It is important not to overestimate the power or influence a coach has over his players or the game of basketball. A prime example of this came when the Melbourne Tigers played Georgetown University during a tour of the United States.
Georgetown had never lost a pre-season exhibition game on its home court. Yet the Tigers, after recovering from a large deficit, were within two points with possession and just four seconds left to play. We called a time-out to decide whether we would try for a two-point shot to send the game into overtime or a three-point shot to steal the victory. Knowing we did not have much chance of beating one of the top-ranked US college teams in overtime, it was not a difficult decision to go for a three-pointer.
We decided to run a play we practiced virtually every day with Andrew Gaze and Paul Stanley our first and second options to take the shot. It is difficult to describe the emotions as we were on the fringe of a historic result, but the noise of the fans was deafening and it became clear that players’ ability under stress to respond to instructions can be impaired. Despite the fact we drilled out-of-bounds plays regularly, the only player in the correct position when the ball was ready to be put in play was the player out-of-bounds. Fortunately, Georgetown coach John Thompson called a time-out just before the ball was handed to our player on the sideline midway between the centre and baseline. As the players assembled for more instructions they apologised for their mistakes and, in a calmer way, prepared to assume their correct positions.

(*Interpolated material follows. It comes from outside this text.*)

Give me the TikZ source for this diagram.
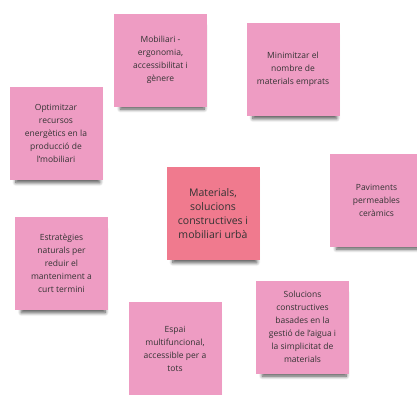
\documentclass[tikz,border=0pt]{standalone}
\usepackage{fontspec}
\setmainfont{Open Sans}
\usetikzlibrary{shadows.blur}

\definecolor{notepink}{HTML}{EE9CC3}
\definecolor{notered}{HTML}{F07A8E}
\definecolor{notetext}{HTML}{333333}

\begin{document}
\begin{tikzpicture}[x=1pt, y=-1pt]
  \tikzstyle{note} = [rectangle, fill=notepink, text=notetext,
    minimum width=93pt, minimum height=93pt, inner sep=0pt, align=center,
    font=\fontsize{8.5}{13}\selectfont,
    blur shadow={shadow xshift=2pt, shadow yshift=-8pt, shadow scale=0.9,
      shadow opacity=70, shadow blur radius=4pt, shadow blur steps=8}]
  \tikzstyle{topic} = [note, fill=notered, font=\fontsize{10.5}{14}\selectfont]

  \useasboundingbox (0,0) rectangle (417,394);

  % Place notes
  \node [topic] (topic) at (213,213.5) {Materials,\\ solucions\\ constructives i\\ mobiliari urbà};

  \node [note] (mobiliari) at (160.5,60) {Mobiliari -\\ ergonomia,\\ accessibilitat i\\ gènere};
  \node [note] (minimitzar) at (293,69.5) {Minimitzar el\\ nombre de\\ materials emprats};
  \node [note] (optimitzar) at (56,133.5) {Optimitzar\\ recursos\\ energètics en la\\ producció de\\ l'mobiliari};
  \node [note] (paviments) at (376.5,200) {Paviments\\ permeables\\ ceràmics};
  \node [note] (estrategies) at (61.5,263.5) {Estratègies\\ naturals per\\ reduir el\\ manteniment a\\ curt termini};
  \node [note] (espai) at (175,348.5) {Espai\\ multifuncional,\\ accessible per a\\ tots};
  \node [note] (solucions) at (302.5,327) {Solucions\\ constructives\\ basades en la\\ gestió de l'aigua i\\ la simplicitat de\\ materials};

\end{tikzpicture}
\end{document}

John Thompson did what most college coaches do in similar situations. He observed the set we were aiming for and prepared to counter it during his time-out. However we had already made our corrected adjustment. After a screen and a cut, the ball was to go to Andrew Gaze. If he was not free Paul Stanley was to flare to the wing for a pass and a perimeter shot. It was almost farcical as, instead of flaring to the wing, Paul Stanley cut toward Andrew Gaze, his defender crashed into Andrew Gaze’s defender, allowing him to get free for the three-pointer. The ball hit nothing but net to produce a most unlikely one-point victory for the Tigers.
Many of the fans may have believed we had a well-prepared and skilful team with the composure to cope in a hostile environment under pressure. We were a well-drilled team with talented players, but even at the elite level the best players find it difficult to receive instructions when under stress. Coaches need to understand this as well.
The role of the coach in modern basketball, as it is with all sports, has changed significantly from the time when one person was in charge of all aspects of the game.
While this might still be the case at the junior level for some clubs, it is now common to have a coaching staff that includes assistant coaches, specialist coaches, advisors, mentors and access to sports scientists in medical, physiotherapy, psychology, strength and conditioning, diet and personalised training. These services are not necessarily confined to the top professional level, but are common through the developmental levels of the sport, albeit that many of the services may be provided in an honorary capacity.
The coach is the person who instructs members of an organisation in the techniques and methods of participation. He has to be an expert in the sport, master strategist, a public relations man, salesman, recruiter, counsellor, father figure and motivator. What is the coach actually trying to achieve? He is trying to achieve enjoyment, knowledge, improved performance, success, education and self-actualisation.
Every coach will place different priorities on these aims and philosophies will vary, but the bottom line for a coach is he must be prepared to teach the game and do his best for his players.